IT is just days since Ashling Murphy was laid to rest amid an outpouring of grief and sadness from what seemed like the entire nation.
It has been said by so many women this week that Ashling could have represented any one of them in today’s Ireland.
Several words and phrases have been used liberally in debates in the media and online all week, like ‘turning point’ and ‘watershed’ and ‘not all men’ or ‘yes, all men’ with several commentators clamouring to make the definitive statement on the horrific tragedy. It is difficult to know what makes, or might make, this killing any different from those of the several hundred women murdered in very recent decades.
Irish organisation Women’s Aid started its sinister-sounding ‘femicide watch’ in 1996, and this week it said that since then, 244 women have been killed in Ireland under violent circumstances.
That’s a frightening figure representing innocent lives lost, and how many thousands of people have been directly affected by that shocking murder toll?
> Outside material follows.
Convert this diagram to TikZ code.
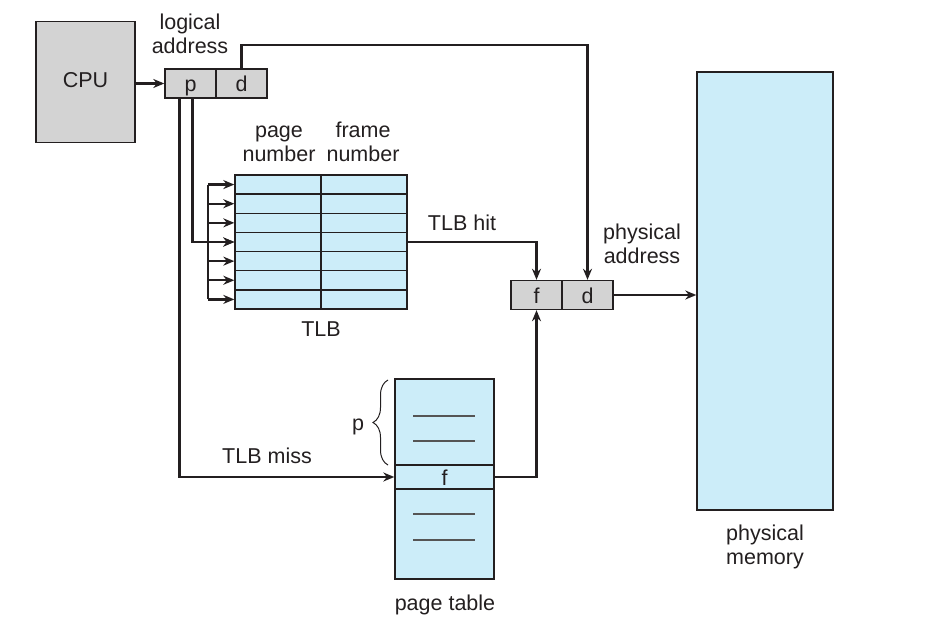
\documentclass[tikz,border=0pt]{standalone}
\usepackage{fontspec}
\setmainfont{Liberation Sans}
\usetikzlibrary{arrows.meta,decorations.pathreplacing,calc}
\definecolor{ink}{HTML}{231F20}
\definecolor{boxgray}{HTML}{D3D3D3}
\definecolor{lblue}{HTML}{CCEDF9}
\definecolor{rulegray}{HTML}{555555}
\begin{document}
\begin{tikzpicture}[x=1pt,y=-1pt,
  font=\fontsize{21.5}{24}\selectfont,
  every node/.style={text=ink},
  graycell/.style={draw=ink, line width=1.4pt, fill=boxgray, inner sep=0pt,
    minimum width=51pt, minimum height=29pt, text height=17pt, text depth=1pt},
  tlbcell/.style={draw=ink, line width=1.4pt, fill=lblue, inner sep=0pt,
    minimum width=86pt, minimum height=19.14pt},
  bluebox/.style={draw=ink, line width=1.4pt, fill=lblue, inner sep=0pt},
  lbl/.style={inner sep=0pt, anchor=base},
  lbl2/.style={inner sep=0pt, align=center},
  wire/.style={draw=ink, line width=2.4pt},
  conn/.style={wire, -{Stealth[length=11pt,width=9pt]}},
  shortrule/.style={draw=rulegray, line width=1.4pt}]
\useasboundingbox (0,0) rectangle (945,626);

% CPU
\node[draw=ink, line width=1.4pt, fill=boxgray, inner sep=0pt,
  minimum width=99pt, minimum height=121pt, text height=15pt, text depth=3pt]
  (cpu) at (85.5,82) {CPU};

% logical address
\node[graycell] (lp) at (190.5,83.5) {p};
\node[graycell] (ld) at (241.5,83.5) {d};
\node[lbl2] (lalbl) at (190,34) {logical\\address};

% TLB
\foreach \i in {1,...,7} {
  \node[tlbcell] (pn\i) at (278,{175+19.14*(\i-0.5)}) {};
  \node[tlbcell] (fn\i) at (364,{175+19.14*(\i-0.5)}) {};
  \coordinate (bus\i) at (208,{175+19.14*(\i-0.5)});
}
\node[lbl2] (pnlbl) at (279,144) {page\\number};
\node[lbl2] (fnlbl) at (363,142) {frame\\number};
\node[lbl] (tlblbl) at (321,336) {TLB};

% physical address
\node[graycell] (ff) at (536.5,295) {f};
\node[graycell] (fd) at (587.5,295) {d};
\node[lbl2] (palbl) at (642,244) {physical\\address};

% physical memory
\node[bluebox, minimum width=136pt, minimum height=438pt] (mem) at (765,291) {};
\node[lbl2] (pmlbl) at (765,546.5) {physical\\memory};

% page table
\node[bluebox, minimum width=99pt, minimum height=200pt] (pt) at (444.5,479) {};
\node[bluebox, minimum width=99pt, minimum height=24pt, text height=17pt, text depth=1pt] (pf) at (444.5,477) {f};
\draw[shortrule] (413,416) -- (475,416);
\draw[shortrule] (413,441) -- (475,441);
\draw[shortrule] (413,514) -- (475,514);
\draw[shortrule] (413,540) -- (475,540);
\node[lbl] (ptlbl) at (445,610) {page table};

% brace
\draw[draw=ink, line width=1pt, decorate, decoration={brace, amplitude=15pt}]
  (388,465) -- (388,380);
\node[lbl] (plbl) at (358,430) {p};

% connectors
\draw[conn] (cpu.east |- lp.west) -- (lp.west);
\coordinate (dtop) at (241.5,45);
\draw[conn] (ld.north) -- (dtop) -| (fd.north);
\draw[wire] (bus1) -- (bus7);
\foreach \i in {1,...,7} {
  \draw[conn] (bus\i) -- (pn\i.west);
}
\draw[conn] ($(lp.south west)+(28,0)$) |- (pn4.west);
\draw[conn] ($(lp.south west)+(15,0)$) |- (pf.west);
\draw[conn] (fn4.east) -| (ff.north);
\draw[conn] (pf.east) -| (ff.south);
\draw[conn] (fd.east) -- (mem.west |- fd.east);

\node[lbl] (hitlbl) at (462,230.7) {TLB hit};
\node[lbl] (misslbl) at (267,463) {TLB miss};
\end{tikzpicture}
\end{document}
It seemed everywhere you turned this week there were comments about how we can ‘fix’ a society in which women are trained to be fearful, from a very early age. From what women wear, to how they behave, to how they speak and how they ‘hold’ themselves, they have always been taught that these elements can have a bearing on their safety. Why has it taken society so long to realise that the issue is not with how women behave or look, but how men – because it is mostly men who perpetrate these heinous crimes – behave towards women?
In all of the debates about educating men, and making society a safer place, there has been very little comment on the punishments for these crimes. Our society has always been based on the premise that the punishment should fit the crime – so, conversely, if a crime is not punished, then is it a crime at all?
For many women, observing the justice system in this country, and its treatment of both victims and survivors of crimes against women, it would seem the system often does not treat these crimes with the importance they deserve.
Time and time again we see perpetrators of various serious crimes against women walking free, getting suspended sentences, or menial ones, and that gives out the message to women that harming them is not a serious offence, or that reporting these crimes is a waste of time and the huge amount of effort and pain involved. We see men who are taken to court on domestic violence crimes walking free or getting bail and we very often see them intimidating their victims in the interim or repeating an earlier crime while awaiting trial. And it is not just the accused who need to be taken to task.
We often see members of the legal profession making unsavoury comments about victims, about their clothes, their behaviour, their past relationships, or simply glib remarks that demean the seriousness of the charges. And hear horror stories of how victims are treated in the environs of a courthouse – regularly having to sit in very close proximity to their abuser, or having to pass them entering and leaving the courtroom.
This country does not have a good track record in the treatment of women. But when it comes to the justice system, it is particularly poor. For many decades the legal profession was dominated by men – some may say it still is.
It is particularly shocking to note that judges have only begun to get formal training in ethics, unconscious bias and improving the courtroom experience of vulnerable witnesses, since July 2020. Until then, no such training existed.
But the best way to ensure that the concerns of women victims of violence are heard and acted upon is to have more female representation in the legal profession – and at the highest level.
We have a female Minister for Justice and this week Helen McEntee promised widescale reform of the law. But we have heard similar promises it the past from her predecessors.
The name Ashling means ‘vision’, or a ‘dream’.
Now is the time to ensure that, while we wait for society to educate its men on better behaviour around women, our legal system has the vision to lead the way with a ‘zero tolerance’ attitude to crimes such as that perpetrated on Ashling.